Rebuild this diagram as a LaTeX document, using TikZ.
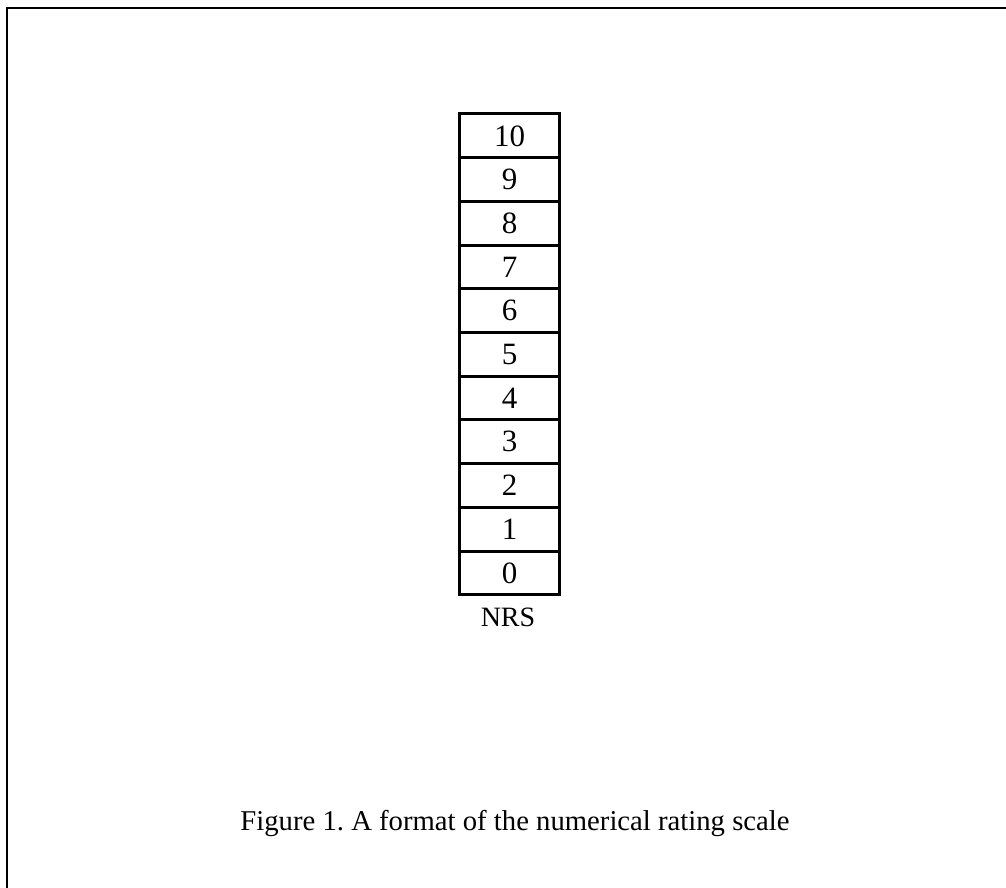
\documentclass[tikz,border=0pt]{standalone}
\usepackage{fontspec}
\setmainfont{Liberation Serif}
\frenchspacing
\begin{document}
\begin{tikzpicture}[x=1pt,y=-1pt,
  cell/.style={draw=black,line width=3pt,minimum width=100pt,minimum height=43.7pt,inner sep=0pt,font=\fontsize{31}{36}\selectfont,anchor=north west},
  frameline/.style={draw=black,line width=2.2pt}]
\useasboundingbox (0,0) rectangle (1006,888);
\coordinate (ftop) at (1006,8);
\coordinate (fcorner) at (7,8);
\coordinate (fbottom) at (7,888);
\draw[frameline] (ftop) -- (fcorner) -- (fbottom);
\foreach \v [count=\i from 0] in {10,9,8,7,6,5,4,3,2,1,0}{
  \node[cell] (c\v) at (458,{112.5+43.7*\i}) {\v};
}
\node[font=\fontsize{28}{34}\selectfont] (nrs) at (508,617) {NRS};
\node[font=\fontsize{28.7}{35}\selectfont] (cap) at (515,823) {Figure 1. A format of the numerical rating scale};
\end{tikzpicture}
\end{document}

....

[What to work on] Reproduce every line precisely as given, omitting all pictures.

[Worked solution]
Rebuild this diagram as a LaTeX document, using TikZ.
\documentclass[tikz,border=0pt]{standalone}
\usepackage{fontspec}
\setmainfont{Liberation Serif}
\frenchspacing
\begin{document}
\begin{tikzpicture}[x=1pt,y=-1pt,
  cell/.style={draw=black,line width=3pt,minimum width=100pt,minimum height=43.7pt,inner sep=0pt,font=\fontsize{31}{36}\selectfont,anchor=north west},
  frameline/.style={draw=black,line width=2.2pt}]
\useasboundingbox (0,0) rectangle (1006,888);
\coordinate (ftop) at (1006,8);
\coordinate (fcorner) at (7,8);
\coordinate (fbottom) at (7,888);
\draw[frameline] (ftop) -- (fcorner) -- (fbottom);
\foreach \v [count=\i from 0] in {10,9,8,7,6,5,4,3,2,1,0}{
  \node[cell] (c\v) at (458,{112.5+43.7*\i}) {\v};
}
\node[font=\fontsize{28}{34}\selectfont] (nrs) at (508,617) {NRS};
\node[font=\fontsize{28.7}{35}\selectfont] (cap) at (515,823) {Figure 1. A format of the numerical rating scale};
\end{tikzpicture}
\end{document}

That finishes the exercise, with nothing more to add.